Repeat the data word for word. Do not include the pictures.

┄┄┄┄┄┄

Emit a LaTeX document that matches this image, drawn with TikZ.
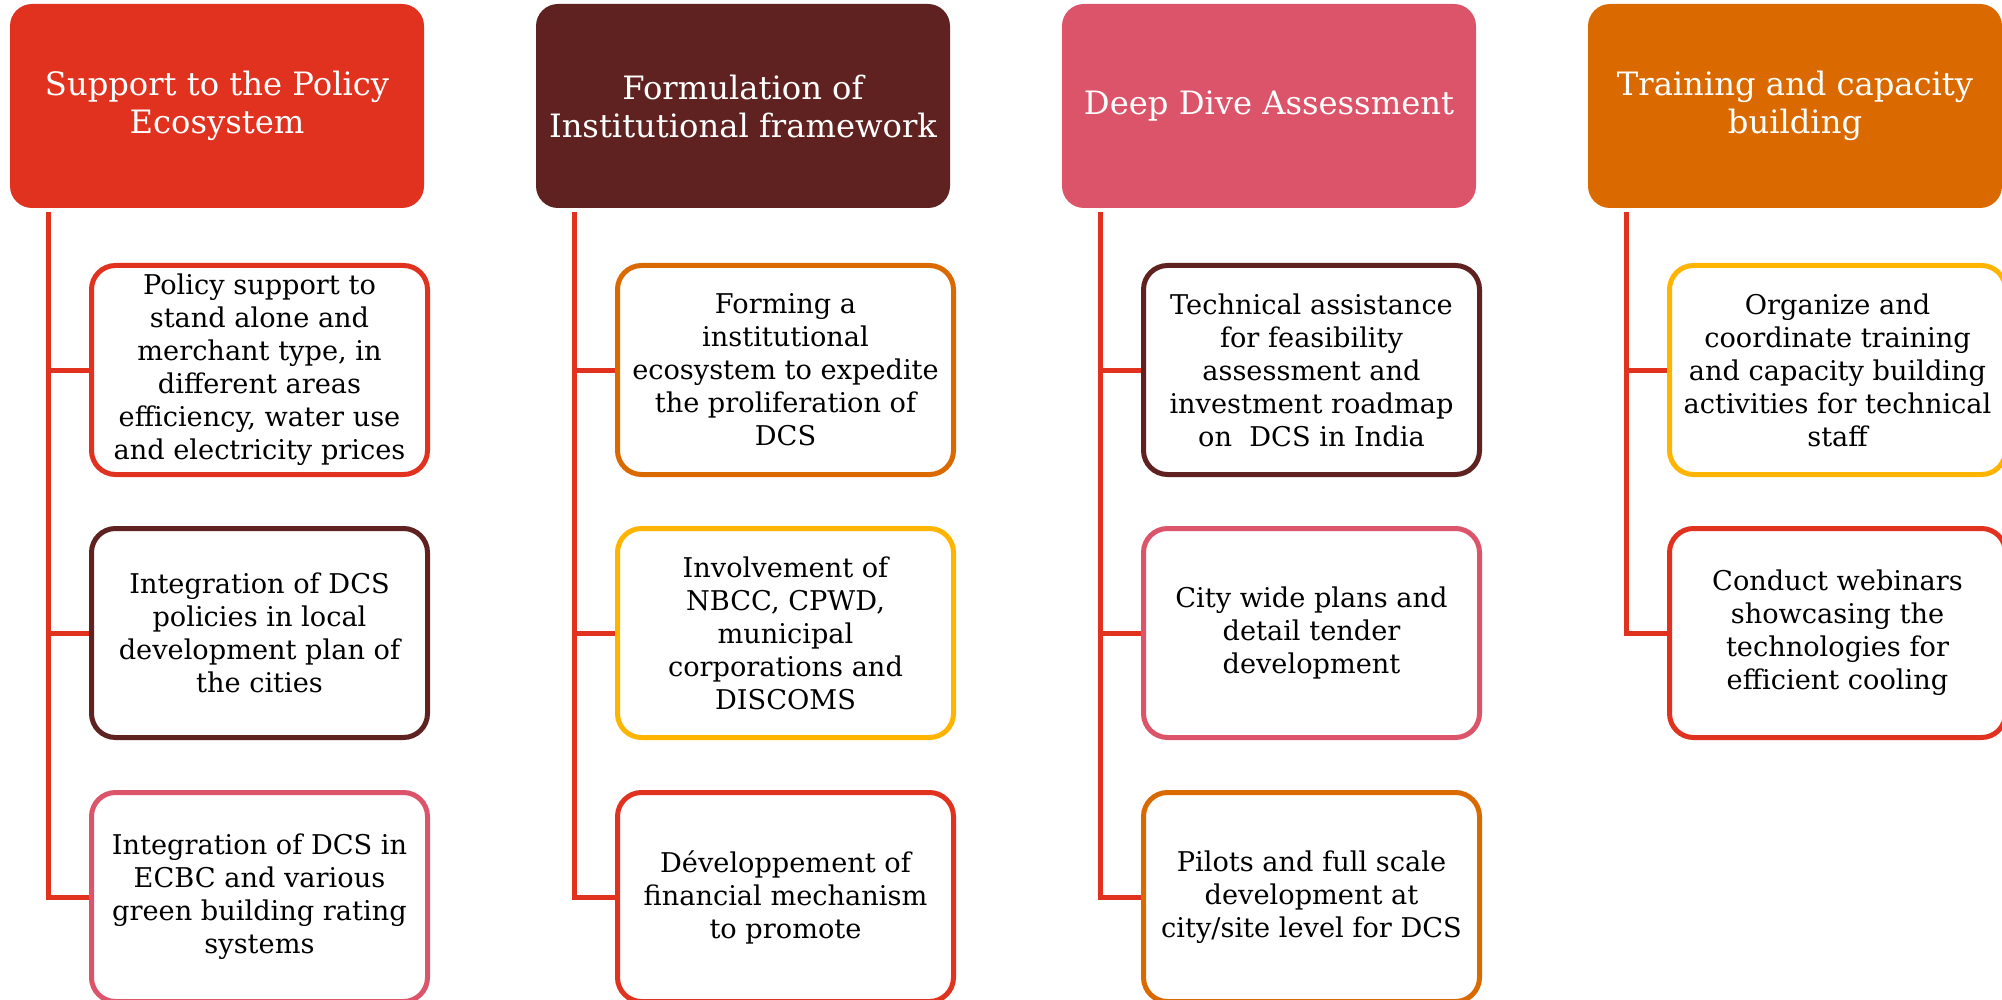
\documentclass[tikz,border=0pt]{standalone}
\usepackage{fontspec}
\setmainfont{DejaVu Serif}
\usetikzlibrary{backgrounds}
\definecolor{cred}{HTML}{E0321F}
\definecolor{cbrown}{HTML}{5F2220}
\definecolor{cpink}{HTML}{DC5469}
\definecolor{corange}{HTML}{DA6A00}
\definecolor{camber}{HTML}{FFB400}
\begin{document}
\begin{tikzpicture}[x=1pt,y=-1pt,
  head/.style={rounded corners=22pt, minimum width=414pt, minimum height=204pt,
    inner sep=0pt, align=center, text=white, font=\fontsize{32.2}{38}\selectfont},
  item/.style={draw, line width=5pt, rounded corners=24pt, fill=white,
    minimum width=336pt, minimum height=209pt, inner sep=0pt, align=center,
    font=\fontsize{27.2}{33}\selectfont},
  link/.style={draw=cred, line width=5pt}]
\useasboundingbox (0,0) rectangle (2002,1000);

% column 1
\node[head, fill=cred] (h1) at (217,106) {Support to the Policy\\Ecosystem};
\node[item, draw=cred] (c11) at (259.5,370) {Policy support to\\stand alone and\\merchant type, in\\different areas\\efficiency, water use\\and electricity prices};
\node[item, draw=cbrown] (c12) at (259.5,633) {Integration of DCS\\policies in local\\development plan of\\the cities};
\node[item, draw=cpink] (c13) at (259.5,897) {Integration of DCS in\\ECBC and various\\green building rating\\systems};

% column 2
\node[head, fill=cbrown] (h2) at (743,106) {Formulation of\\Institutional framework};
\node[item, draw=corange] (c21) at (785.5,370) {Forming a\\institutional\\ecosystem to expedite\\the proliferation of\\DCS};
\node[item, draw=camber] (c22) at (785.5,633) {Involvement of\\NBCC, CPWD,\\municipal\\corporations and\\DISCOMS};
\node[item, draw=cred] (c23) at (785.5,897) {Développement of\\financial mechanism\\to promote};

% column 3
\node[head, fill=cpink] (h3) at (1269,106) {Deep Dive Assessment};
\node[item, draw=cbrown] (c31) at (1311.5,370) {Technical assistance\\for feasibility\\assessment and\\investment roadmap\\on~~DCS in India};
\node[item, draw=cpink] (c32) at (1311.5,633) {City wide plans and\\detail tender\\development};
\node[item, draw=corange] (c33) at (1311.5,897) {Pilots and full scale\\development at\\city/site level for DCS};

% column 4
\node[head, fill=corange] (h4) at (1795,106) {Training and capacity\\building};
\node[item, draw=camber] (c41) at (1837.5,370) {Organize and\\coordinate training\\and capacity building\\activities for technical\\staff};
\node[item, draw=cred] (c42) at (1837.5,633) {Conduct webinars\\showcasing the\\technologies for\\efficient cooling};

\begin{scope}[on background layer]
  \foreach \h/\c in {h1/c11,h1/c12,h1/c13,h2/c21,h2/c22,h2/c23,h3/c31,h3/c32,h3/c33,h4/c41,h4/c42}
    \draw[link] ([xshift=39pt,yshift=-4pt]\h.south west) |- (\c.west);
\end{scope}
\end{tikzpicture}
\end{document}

┄┄┄┄┄┄

**TASK RESPONSE:**
Emit a LaTeX document that matches this image, drawn with TikZ.
\documentclass[tikz,border=0pt]{standalone}
\usepackage{fontspec}
\setmainfont{DejaVu Serif}
\usetikzlibrary{backgrounds}
\definecolor{cred}{HTML}{E0321F}
\definecolor{cbrown}{HTML}{5F2220}
\definecolor{cpink}{HTML}{DC5469}
\definecolor{corange}{HTML}{DA6A00}
\definecolor{camber}{HTML}{FFB400}
\begin{document}
\begin{tikzpicture}[x=1pt,y=-1pt,
  head/.style={rounded corners=22pt, minimum width=414pt, minimum height=204pt,
    inner sep=0pt, align=center, text=white, font=\fontsize{32.2}{38}\selectfont},
  item/.style={draw, line width=5pt, rounded corners=24pt, fill=white,
    minimum width=336pt, minimum height=209pt, inner sep=0pt, align=center,
    font=\fontsize{27.2}{33}\selectfont},
  link/.style={draw=cred, line width=5pt}]
\useasboundingbox (0,0) rectangle (2002,1000);

% column 1
\node[head, fill=cred] (h1) at (217,106) {Support to the Policy\\Ecosystem};
\node[item, draw=cred] (c11) at (259.5,370) {Policy support to\\stand alone and\\merchant type, in\\different areas\\efficiency, water use\\and electricity prices};
\node[item, draw=cbrown] (c12) at (259.5,633) {Integration of DCS\\policies in local\\development plan of\\the cities};
\node[item, draw=cpink] (c13) at (259.5,897) {Integration of DCS in\\ECBC and various\\green building rating\\systems};

% column 2
\node[head, fill=cbrown] (h2) at (743,106) {Formulation of\\Institutional framework};
\node[item, draw=corange] (c21) at (785.5,370) {Forming a\\institutional\\ecosystem to expedite\\the proliferation of\\DCS};
\node[item, draw=camber] (c22) at (785.5,633) {Involvement of\\NBCC, CPWD,\\municipal\\corporations and\\DISCOMS};
\node[item, draw=cred] (c23) at (785.5,897) {Développement of\\financial mechanism\\to promote};

% column 3
\node[head, fill=cpink] (h3) at (1269,106) {Deep Dive Assessment};
\node[item, draw=cbrown] (c31) at (1311.5,370) {Technical assistance\\for feasibility\\assessment and\\investment roadmap\\on~~DCS in India};
\node[item, draw=cpink] (c32) at (1311.5,633) {City wide plans and\\detail tender\\development};
\node[item, draw=corange] (c33) at (1311.5,897) {Pilots and full scale\\development at\\city/site level for DCS};

% column 4
\node[head, fill=corange] (h4) at (1795,106) {Training and capacity\\building};
\node[item, draw=camber] (c41) at (1837.5,370) {Organize and\\coordinate training\\and capacity building\\activities for technical\\staff};
\node[item, draw=cred] (c42) at (1837.5,633) {Conduct webinars\\showcasing the\\technologies for\\efficient cooling};

\begin{scope}[on background layer]
  \foreach \h/\c in {h1/c11,h1/c12,h1/c13,h2/c21,h2/c22,h2/c23,h3/c31,h3/c32,h3/c33,h4/c41,h4/c42}
    \draw[link] ([xshift=39pt,yshift=-4pt]\h.south west) |- (\c.west);
\end{scope}
\end{tikzpicture}
\end{document}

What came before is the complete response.